-- PROVIDED DATA start --

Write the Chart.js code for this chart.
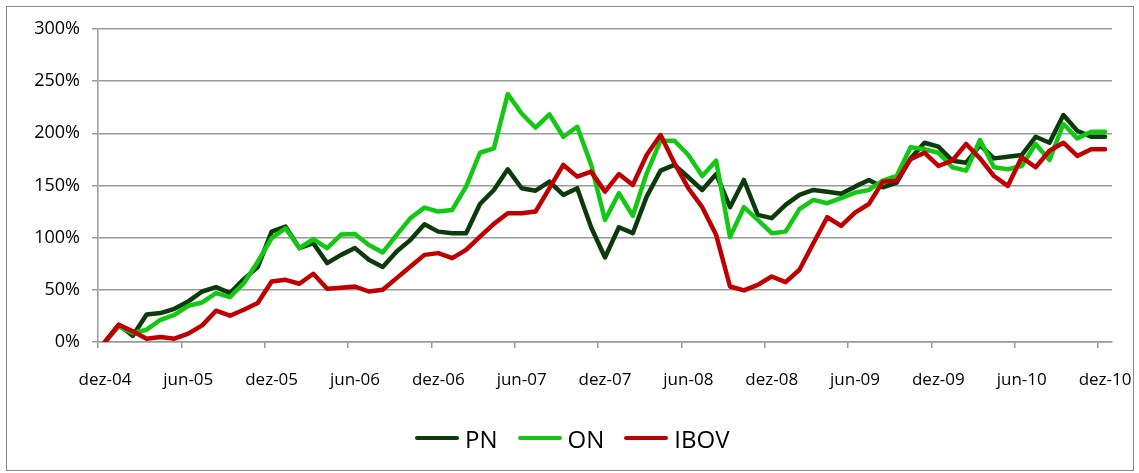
<!DOCTYPE html>
<html>
<head>
<meta charset="utf-8">
<script src="https://cdn.jsdelivr.net/npm/chart.js@4/dist/chart.umd.min.js"></script>
<style>
  html, body { margin: 0; padding: 0; background: #fff; }
  #wrap { position: relative; width: 1139px; height: 473px; overflow: hidden; background: #fff; }
  #frame { position: absolute; left: 6px; top: 6px; width: 1126px; height: 463px; border: 1px solid #8c8c8c; }
  canvas { position: absolute; left: 0; top: 0; }
  #legend { position: absolute; left: 415px; top: 420px; height: 36px; display: flex; align-items: center;
            font-family: "Open Sans", sans-serif; font-size: 24px; color: #000; }
  .item { display: flex; align-items: center; margin-right: 20px; }
  .swatch { width: 44px; height: 4px; border-radius: 2px; margin-right: 6px; }
</style>
</head>
<body>
<div id="wrap">
  <div id="frame"></div>
  <canvas id="c" width="1139" height="473"></canvas>
  <div id="legend"></div>
</div>
<script>
const categories = [
  "dez-04",
  "jan-05","fev-05","mar-05","abr-05","mai-05","jun-05","jul-05","ago-05","set-05","out-05","nov-05","dez-05",
  "jan-06","fev-06","mar-06","abr-06","mai-06","jun-06","jul-06","ago-06","set-06","out-06","nov-06","dez-06",
  "jan-07","fev-07","mar-07","abr-07","mai-07","jun-07","jul-07","ago-07","set-07","out-07","nov-07","dez-07",
  "jan-08","fev-08","mar-08","abr-08","mai-08","jun-08","jul-08","ago-08","set-08","out-08","nov-08","dez-08",
  "jan-09","fev-09","mar-09","abr-09","mai-09","jun-09","jul-09","ago-09","set-09","out-09","nov-09","dez-09",
  "jan-10","fev-10","mar-10","abr-10","mai-10","jun-10","jul-10","ago-10","set-10","out-10","nov-10","dez-10"
];

const PN = [
  0, 16.5, 6, 26.4, 27.7, 31.8, 38.9, 48.4, 52.6, 46.9, 60.3, 71.8, 105.8,
  110.6, 90, 94.7, 75.6, 83.5, 90, 78.8, 71.8, 86.7, 97.9, 112.9, 105.8,
  104.3, 104.3, 132.3, 145.7, 165.5, 147.4, 145, 153.7, 141, 147.4, 110, 81,
  110, 104.3, 139.3, 164.2, 169.7, 157.9, 145.7, 161, 129.2, 155.3, 121.8, 118.7,
  131.4, 141, 145.7, 144.1, 142, 148.9, 155.3, 148.3, 152.7, 176, 191, 187.2,
  173.8, 171.9, 188.8, 176, 177.6, 179.2, 196.7, 191, 217.5, 202.5, 196.7, 196.7
];

const ON = [
  0, 15, 8.6, 11.8, 21.3, 26, 34.7, 37.9, 46.9, 43, 56.4, 77, 99.5,
  109, 90, 98.5, 90, 103, 103.6, 93, 85.8, 102.7, 118.7, 128.8, 125,
  126.6, 148.9, 181.4, 185.6, 237.6, 219, 205.4, 218.2, 196.7, 206.3, 170, 117,
  142.6, 121, 161.7, 192.9, 192.9, 179.2, 159.1, 173.8, 100.5, 129.2, 117, 104.3,
  105.8, 127.3, 136.2, 133, 137.8, 143.2, 145.7, 154.6, 159.1, 186.6, 184.7, 181.4,
  167.5, 164.2, 193.6, 167.5, 165.6, 168.7, 189.8, 174.4, 208.9, 195.2, 201.5, 201.5
];

const IBOV = [
  0, 16.5, 10.2, 3.2, 4.8, 3.2, 8, 15.9, 30, 25.2, 30.9, 37.3, 58,
  59.6, 55.8, 65.4, 51, 52, 53.2, 48.4, 50, 61.2, 72.3, 83.5, 85.2,
  80.4, 88.3, 101, 113.2, 123.4, 123.4, 125, 147.4, 169.7, 158.5, 163.3, 144.1,
  161, 150.5, 179.2, 198.4, 171.3, 147.4, 129.2, 102.7, 53.2, 49.4, 54.8, 62.8,
  57.4, 69.2, 94.7, 119.6, 111.3, 124, 132.3, 153.7, 154.6, 175.1, 181.4, 168.7,
  173.8, 189.8, 176, 159.1, 149.6, 177, 167.5, 183.3, 191, 178.3, 184.7, 184.7
];

const yTicks = [0, 50, 100, 150, 200, 250, 300];
const seriesNames = ["PN", "ON", "IBOV"];
const seriesColors = ["#0b3a0b", "#12c812", "#c00000"];

const gridColor = "#9a9a9a";
const font = "'Open Sans', sans-serif";

const datasets = [PN, ON, IBOV].map((d, i) => ({
  label: seriesNames[i],
  data: d,
  borderColor: seriesColors[i],
  backgroundColor: seriesColors[i],
  borderWidth: 4.5,
  pointRadius: 0,
  tension: 0,
  fill: false,
  borderJoinStyle: "round",
  borderCapStyle: "round",
  order: 3 - i
}));

new Chart(document.getElementById("c"), {
  type: "line",
  data: { labels: categories, datasets },
  options: {
    responsive: false,
    animation: false,
    events: [],
    layout: { padding: { left: 0, right: 27, top: 29, bottom: 0 } },
    plugins: { legend: { display: false }, tooltip: { enabled: false } },
    scales: {
      x: {
        type: "category",
        offset: true,
        afterFit: s => { s.height = 131; s.paddingLeft = 0; s.paddingRight = 0; },
        border: { display: true, color: gridColor, width: 1.5 },
        grid: {
          offset: true,
          drawOnChartArea: false,
          drawTicks: true,
          tickLength: 6,
          lineWidth: 1.5,
          color: ctx => (ctx.index % 6 === 0 ? gridColor : "rgba(0,0,0,0)")
        },
        ticks: {
          autoSkip: false,
          maxRotation: 0,
          minRotation: 0,
          padding: 22,
          color: "#000",
          font: { family: font, size: 17 },
          callback: (v, i) => (i % 6 === 0 ? categories[i] : "")
        }
      },
      y: {
        min: yTicks[0],
        max: yTicks[yTicks.length - 1],
        afterFit: s => { s.width = 98; s.paddingTop = 0; s.paddingBottom = 0; },
        afterBuildTicks: s => { s.ticks = yTicks.map(v => ({ value: v })); },
        border: { display: true, color: gridColor, width: 1.5 },
        grid: { color: gridColor, lineWidth: 1.5, drawTicks: true, tickLength: 6 },
        ticks: {
          padding: 12,
          color: "#000",
          font: { family: font, size: 18 },
          callback: v => v + "%"
        }
      }
    }
  }
});

const legend = document.getElementById("legend");
seriesNames.forEach((n, i) => {
  const it = document.createElement("div");
  it.className = "item";
  const sw = document.createElement("span");
  sw.className = "swatch";
  sw.style.background = seriesColors[i];
  const tx = document.createElement("span");
  tx.textContent = n;
  it.appendChild(sw);
  it.appendChild(tx);
  legend.appendChild(it);
});
</script>
</body>
</html>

-- PROVIDED DATA end --

## PROBLEM REQUIREMENTS
Transcribe the full listing character for character. Pictures are excluded.

## TASK OUTPUT
Write the Chart.js code for this chart.
<!DOCTYPE html>
<html>
<head>
<meta charset="utf-8">
<script src="https://cdn.jsdelivr.net/npm/chart.js@4/dist/chart.umd.min.js"></script>
<style>
  html, body { margin: 0; padding: 0; background: #fff; }
  #wrap { position: relative; width: 1139px; height: 473px; overflow: hidden; background: #fff; }
  #frame { position: absolute; left: 6px; top: 6px; width: 1126px; height: 463px; border: 1px solid #8c8c8c; }
  canvas { position: absolute; left: 0; top: 0; }
  #legend { position: absolute; left: 415px; top: 420px; height: 36px; display: flex; align-items: center;
            font-family: "Open Sans", sans-serif; font-size: 24px; color: #000; }
  .item { display: flex; align-items: center; margin-right: 20px; }
  .swatch { width: 44px; height: 4px; border-radius: 2px; margin-right: 6px; }
</style>
</head>
<body>
<div id="wrap">
  <div id="frame"></div>
  <canvas id="c" width="1139" height="473"></canvas>
  <div id="legend"></div>
</div>
<script>
const categories = [
  "dez-04",
  "jan-05","fev-05","mar-05","abr-05","mai-05","jun-05","jul-05","ago-05","set-05","out-05","nov-05","dez-05",
  "jan-06","fev-06","mar-06","abr-06","mai-06","jun-06","jul-06","ago-06","set-06","out-06","nov-06","dez-06",
  "jan-07","fev-07","mar-07","abr-07","mai-07","jun-07","jul-07","ago-07","set-07","out-07","nov-07","dez-07",
  "jan-08","fev-08","mar-08","abr-08","mai-08","jun-08","jul-08","ago-08","set-08","out-08","nov-08","dez-08",
  "jan-09","fev-09","mar-09","abr-09","mai-09","jun-09","jul-09","ago-09","set-09","out-09","nov-09","dez-09",
  "jan-10","fev-10","mar-10","abr-10","mai-10","jun-10","jul-10","ago-10","set-10","out-10","nov-10","dez-10"
];

const PN = [
  0, 16.5, 6, 26.4, 27.7, 31.8, 38.9, 48.4, 52.6, 46.9, 60.3, 71.8, 105.8,
  110.6, 90, 94.7, 75.6, 83.5, 90, 78.8, 71.8, 86.7, 97.9, 112.9, 105.8,
  104.3, 104.3, 132.3, 145.7, 165.5, 147.4, 145, 153.7, 141, 147.4, 110, 81,
  110, 104.3, 139.3, 164.2, 169.7, 157.9, 145.7, 161, 129.2, 155.3, 121.8, 118.7,
  131.4, 141, 145.7, 144.1, 142, 148.9, 155.3, 148.3, 152.7, 176, 191, 187.2,
  173.8, 171.9, 188.8, 176, 177.6, 179.2, 196.7, 191, 217.5, 202.5, 196.7, 196.7
];

const ON = [
  0, 15, 8.6, 11.8, 21.3, 26, 34.7, 37.9, 46.9, 43, 56.4, 77, 99.5,
  109, 90, 98.5, 90, 103, 103.6, 93, 85.8, 102.7, 118.7, 128.8, 125,
  126.6, 148.9, 181.4, 185.6, 237.6, 219, 205.4, 218.2, 196.7, 206.3, 170, 117,
  142.6, 121, 161.7, 192.9, 192.9, 179.2, 159.1, 173.8, 100.5, 129.2, 117, 104.3,
  105.8, 127.3, 136.2, 133, 137.8, 143.2, 145.7, 154.6, 159.1, 186.6, 184.7, 181.4,
  167.5, 164.2, 193.6, 167.5, 165.6, 168.7, 189.8, 174.4, 208.9, 195.2, 201.5, 201.5
];

const IBOV = [
  0, 16.5, 10.2, 3.2, 4.8, 3.2, 8, 15.9, 30, 25.2, 30.9, 37.3, 58,
  59.6, 55.8, 65.4, 51, 52, 53.2, 48.4, 50, 61.2, 72.3, 83.5, 85.2,
  80.4, 88.3, 101, 113.2, 123.4, 123.4, 125, 147.4, 169.7, 158.5, 163.3, 144.1,
  161, 150.5, 179.2, 198.4, 171.3, 147.4, 129.2, 102.7, 53.2, 49.4, 54.8, 62.8,
  57.4, 69.2, 94.7, 119.6, 111.3, 124, 132.3, 153.7, 154.6, 175.1, 181.4, 168.7,
  173.8, 189.8, 176, 159.1, 149.6, 177, 167.5, 183.3, 191, 178.3, 184.7, 184.7
];

const yTicks = [0, 50, 100, 150, 200, 250, 300];
const seriesNames = ["PN", "ON", "IBOV"];
const seriesColors = ["#0b3a0b", "#12c812", "#c00000"];

const gridColor = "#9a9a9a";
const font = "'Open Sans', sans-serif";

const datasets = [PN, ON, IBOV].map((d, i) => ({
  label: seriesNames[i],
  data: d,
  borderColor: seriesColors[i],
  backgroundColor: seriesColors[i],
  borderWidth: 4.5,
  pointRadius: 0,
  tension: 0,
  fill: false,
  borderJoinStyle: "round",
  borderCapStyle: "round",
  order: 3 - i
}));

new Chart(document.getElementById("c"), {
  type: "line",
  data: { labels: categories, datasets },
  options: {
    responsive: false,
    animation: false,
    events: [],
    layout: { padding: { left: 0, right: 27, top: 29, bottom: 0 } },
    plugins: { legend: { display: false }, tooltip: { enabled: false } },
    scales: {
      x: {
        type: "category",
        offset: true,
        afterFit: s => { s.height = 131; s.paddingLeft = 0; s.paddingRight = 0; },
        border: { display: true, color: gridColor, width: 1.5 },
        grid: {
          offset: true,
          drawOnChartArea: false,
          drawTicks: true,
          tickLength: 6,
          lineWidth: 1.5,
          color: ctx => (ctx.index % 6 === 0 ? gridColor : "rgba(0,0,0,0)")
        },
        ticks: {
          autoSkip: false,
          maxRotation: 0,
          minRotation: 0,
          padding: 22,
          color: "#000",
          font: { family: font, size: 17 },
          callback: (v, i) => (i % 6 === 0 ? categories[i] : "")
        }
      },
      y: {
        min: yTicks[0],
        max: yTicks[yTicks.length - 1],
        afterFit: s => { s.width = 98; s.paddingTop = 0; s.paddingBottom = 0; },
        afterBuildTicks: s => { s.ticks = yTicks.map(v => ({ value: v })); },
        border: { display: true, color: gridColor, width: 1.5 },
        grid: { color: gridColor, lineWidth: 1.5, drawTicks: true, tickLength: 6 },
        ticks: {
          padding: 12,
          color: "#000",
          font: { family: font, size: 18 },
          callback: v => v + "%"
        }
      }
    }
  }
});

const legend = document.getElementById("legend");
seriesNames.forEach((n, i) => {
  const it = document.createElement("div");
  it.className = "item";
  const sw = document.createElement("span");
  sw.className = "swatch";
  sw.style.background = seriesColors[i];
  const tx = document.createElement("span");
  tx.textContent = n;
  it.appendChild(sw);
  it.appendChild(tx);
  legend.appendChild(it);
});
</script>
</body>
</html>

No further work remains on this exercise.